With interest rates falling, banks are eyeing a potential return to form for CRE lending in 2025 after two years of reduced activity.
Banks Expect More CRE Lending in 2025 as Rates Fall
  • Banks are preparing for a CRE lending rebound as interest rates gradually fall, which could drive new loan originations in 2025.
  • Banks hold over 50% of U.S. CRE mortgage debt, far surpassing other lenders, and their return to form could have a huge impact on the market.
  • Fed projections suggest a potential drop to 3.4% by the end of 2025, leading to renewed optimism for CRE financing.
Key Takeaways

According to Commercial Observer, with interest rates finally slowing down, banks are preparing to ramp up CRE lending by 2025

Zooming Out

After more than two years of relative inactivity following the Fed’s hawkish rate hikes, the prospect of upcoming rate cuts means many banks are reassessing their CRE lending outlook, particularly for multifamily properties and high-quality assets.

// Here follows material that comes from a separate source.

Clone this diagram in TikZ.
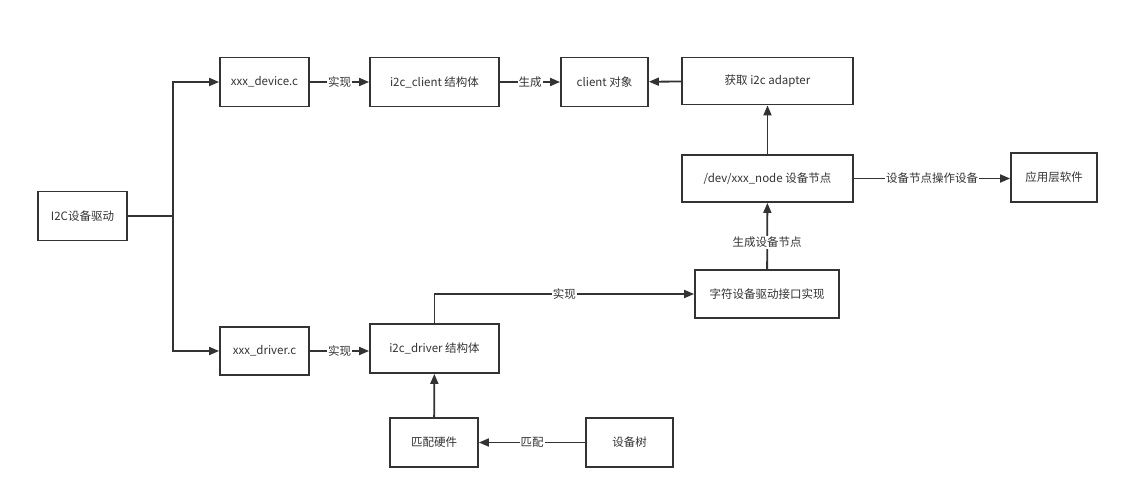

Since early 2022, rising interest rates led banks to scale back on balance sheet lending in CRE, affecting a nearly $6T mortgage debt market. According to Moody’s, banks hold over half of this debt, even after government-sponsored entities and nonbank lenders stepped in to fill the void.

However, with the Federal Reserve signaling more rate cuts next year, big banks like JPMorgan Chase (JPM) are cautiously optimistic about upping their CRE lending volumes next year.

Filling The Void

During the high-rate environment, alternative lenders like private equity firms and CMBS markets did their best to fill the void and corner CRE lending. CMBS issuance reached $42.29B in 1H24, nearly tripling last year’s volumes.

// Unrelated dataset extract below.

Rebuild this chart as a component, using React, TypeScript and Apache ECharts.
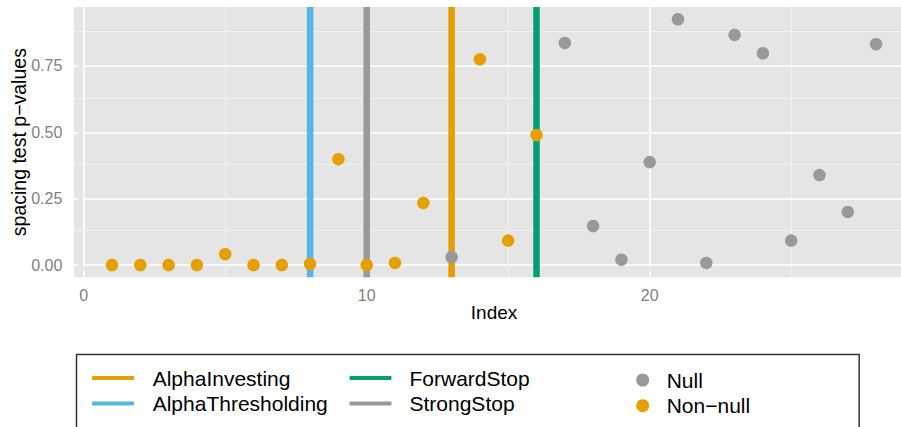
import React, { useEffect, useRef } from "react";
import * as echarts from "echarts";

// ---- data ----
const indices = [1, 2, 3, 4, 5, 6, 7, 8, 9, 10, 11, 12, 13, 14, 15, 16, 17, 18, 19, 20, 21, 22, 23, 24, 25, 26, 27, 28];
const pValues = [0.0, 0.0, 0.0, 0.0, 0.041, 0.0, 0.0, 0.004, 0.399, 0.0, 0.008, 0.234, 0.03, 0.775, 0.092, 0.49, 0.837, 0.147, 0.02, 0.388, 0.926, 0.008, 0.867, 0.798, 0.092, 0.339, 0.2, 0.832];
const truth = [
  "Non-null", "Non-null", "Non-null", "Non-null", "Non-null", "Non-null", "Non-null",
  "Non-null", "Non-null", "Non-null", "Non-null", "Non-null", "Null", "Non-null",
  "Non-null", "Non-null", "Null", "Null", "Null", "Null", "Null",
  "Null", "Null", "Null", "Null", "Null", "Null", "Null",
];
const stopRules = ["AlphaInvesting", "AlphaThresholding", "ForwardStop", "StrongStop"];
const stopIndex = [13, 8, 16, 10];
const stopColors = ["#E69F00", "#56B4E9", "#009E73", "#999999"];
const pointGroups = ["Null", "Non-null"];
const pointColors = ["#999999", "#E69F00"];

const xTicks = [0, 10, 20];
const yTicks = [0, 0.25, 0.5, 0.75];
const xMinorGrid = [5, 15, 25];
const yMinorGrid = [0.125, 0.375, 0.625, 0.875];
// visible part of the panel (it runs on past the right edge of the picture)
const xRange = [-0.35, 28.88];
const yRange = [-0.0463, 0.9723];

const FONT = "Liberation Sans, Arial, Helvetica, sans-serif";

export default function App() {
  const ref = useRef<HTMLDivElement>(null);
  useEffect(() => {
    if (!ref.current) return;
    const chart = echarts.init(ref.current, null, { renderer: "svg" });

    const gridLineData: any[] = [];
    xMinorGrid.forEach((v) => gridLineData.push({ xAxis: v, lineStyle: { color: "#F2F2F2", width: 0.9, type: "solid" } }));
    yMinorGrid.forEach((v) => gridLineData.push({ yAxis: v, lineStyle: { color: "#F2F2F2", width: 0.9, type: "solid" } }));
    xTicks.forEach((v) => gridLineData.push({ xAxis: v, lineStyle: { color: "#FFFFFF", width: 1.6, type: "solid" } }));
    yTicks.forEach((v) => gridLineData.push({ yAxis: v, lineStyle: { color: "#FFFFFF", width: 1.6, type: "solid" } }));

    const stopSeries = stopRules.map((name, i) => ({
      name,
      type: "line",
      z: 3,
      showSymbol: false,
      silent: true,
      data: [
        [stopIndex[i], yRange[0]],
        [stopIndex[i], yRange[1]],
      ],
      lineStyle: { color: stopColors[i], width: 6.5, cap: "butt" },
      itemStyle: { color: stopColors[i] },
    }));

    const pointSeries = pointGroups.map((g, gi) => ({
      name: g,
      type: "scatter",
      z: 4,
      symbol: "circle",
      symbolSize: 12.5,
      itemStyle: { color: pointColors[gi], opacity: 1 },
      data: indices
        .map((x, i) => (truth[i] === g ? [x, pValues[i]] : null))
        .filter((d) => d !== null),
    }));

    const legendText = {
      fontFamily: FONT,
      fontSize: 21,
      lineHeight: 21,
      color: "#000000",
    };

    chart.setOption({
      animation: false,
      textStyle: { fontFamily: FONT },
      grid: {
        left: 73.8,
        top: 7,
        right: 0,
        bottom: 427 - 277.3,
        show: true,
        backgroundColor: "#E5E5E5",
        borderWidth: 0,
        containLabel: false,
        outerBoundsMode: "none",
      },
      xAxis: {
        type: "value",
        min: xRange[0],
        max: xRange[1],
        name: "Index",
        nameLocation: "middle",
        nameGap: 26,
        nameMoveOverlap: false,
        nameTextStyle: { fontFamily: FONT, fontSize: 19, color: "#000000", padding: [0, 0, 0, 13.3] },
        axisLine: { show: false },
        splitLine: { show: false },
        axisTick: {
          show: true,
          customValues: xTicks,
          length: 6,
          lineStyle: { color: "#7F7F7F", width: 1.5 },
        },
        axisLabel: {
          customValues: xTicks,
          fontFamily: FONT,
          fontSize: 16,
          color: "#7F7F7F",
          margin: 10,
        },
      },
      yAxis: {
        type: "value",
        min: yRange[0],
        max: yRange[1],
        name: "spacing test p\u2212values",
        nameLocation: "middle",
        nameGap: 44.5,
        nameMoveOverlap: false,
        nameTextStyle: { fontFamily: FONT, fontSize: 19.5, color: "#000000" },
        axisLine: { show: false },
        splitLine: { show: false },
        axisTick: {
          show: true,
          customValues: yTicks,
          length: 6,
          lineStyle: { color: "#7F7F7F", width: 1.5 },
        },
        axisLabel: {
          customValues: yTicks,
          fontFamily: FONT,
          fontSize: 16,
          color: "#7F7F7F",
          margin: 11.5,
          formatter: (v: number) => v.toFixed(2),
        },
      },
      legend: [
        {
          data: ["AlphaInvesting", "AlphaThresholding"],
          orient: "vertical",
          left: 92,
          top: 367.5,
          padding: 0,
          itemGap: 4.5,
          itemWidth: 42,
          itemHeight: 4,
          icon: "roundRect",
          selectedMode: false,
          textStyle: { ...legendText, padding: [0, 0, 0, 13.7] },
        },
        {
          data: ["ForwardStop", "StrongStop"],
          orient: "vertical",
          left: 349.5,
          top: 367.5,
          padding: 0,
          itemGap: 4.5,
          itemWidth: 42,
          itemHeight: 4,
          icon: "roundRect",
          selectedMode: false,
          textStyle: { ...legendText, padding: [0, 0, 0, 13] },
        },
        {
          data: ["Null", "Non-null"],
          orient: "vertical",
          left: 636.2,
          top: 369.5,
          padding: 0,
          itemGap: 4.7,
          itemWidth: 13,
          itemHeight: 13,
          icon: "circle",
          selectedMode: false,
          textStyle: { ...legendText, padding: [0, 0, 0, 12.5] },
          formatter: (n: string) => (n === "Non-null" ? "Non\u2212null" : n),
        },
      ],
      graphic: [
        {
          type: "rect",
          left: 74,
          top: 352,
          shape: { width: 782.7, height: 120 },
          style: { fill: "none", stroke: "#333333", lineWidth: 1.5 },
          silent: true,
        },
      ],
      series: [
        {
          name: "grid",
          type: "line",
          z: 1,
          silent: true,
          data: [],
          markLine: {
            z: 1,
            silent: true,
            symbol: ["none", "none"],
            label: { show: false },
            animation: false,
            data: gridLineData,
          },
        },
        ...stopSeries,
        ...pointSeries,
      ],
    });
    return () => chart.dispose();
  }, []);
  return (
    <div
      ref={ref}
      style={{ position: "absolute", left: 0, top: 0, width: 901, height: 427 }}
    />
  );
}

Nonetheless, banks are showing interest in handling large loans for premium properties through CMBS, allowing them to participate without holding the risk on their balance sheets.

Current Conditions

For now, major banks continue to enforce strict underwriting standards for new CRE loans. Moody’s reports that loan-to-value ratios for large loans are still between 50% to 60%, with debt yields in the high single digits. 

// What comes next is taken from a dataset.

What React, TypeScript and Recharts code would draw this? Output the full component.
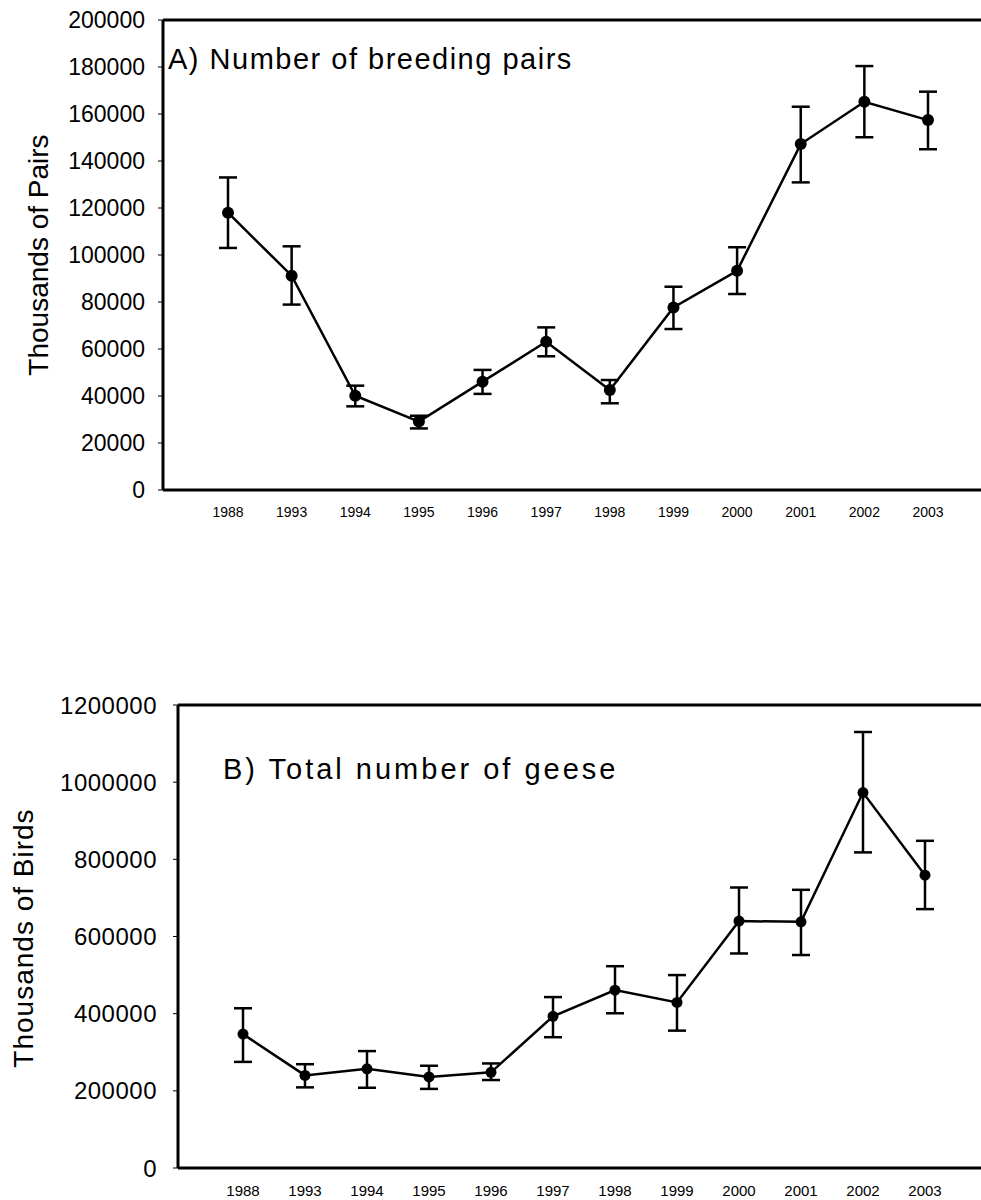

These conservative standards reflect an effort to mitigate risk, especially as certain commercial property sectors, such as offices, face lingering refinancing challenges. As seasoned loans with older, lower interest rates are renewed, many banks are requesting higher equity contributions or improved covenants from borrowers.

Regional Runup

Regional banks are cautiously assessing the potential to ramp up their CRE lending in 2025. While regional banks face limitations compared to larger institutions, well-capitalized players see plenty of opportunity as asset valuations begin to stabilize. 

For instance, EagleBank estimates substantial projects are likely to seek permanent financing, presenting a strategic opening if rates continue to ease.

Rate Expectations

The Fed’s interest rate policy changes are creating a new lending landscape. Large banks are showing renewed interest in selective balance sheet loans, especially for stabilized assets in multifamily or high-quality office sectors.

If economic conditions remain stable, the Fed’s benchmark rate, currently at 4.75% to 5%, is projected to fall to around 3.4% by late 2025.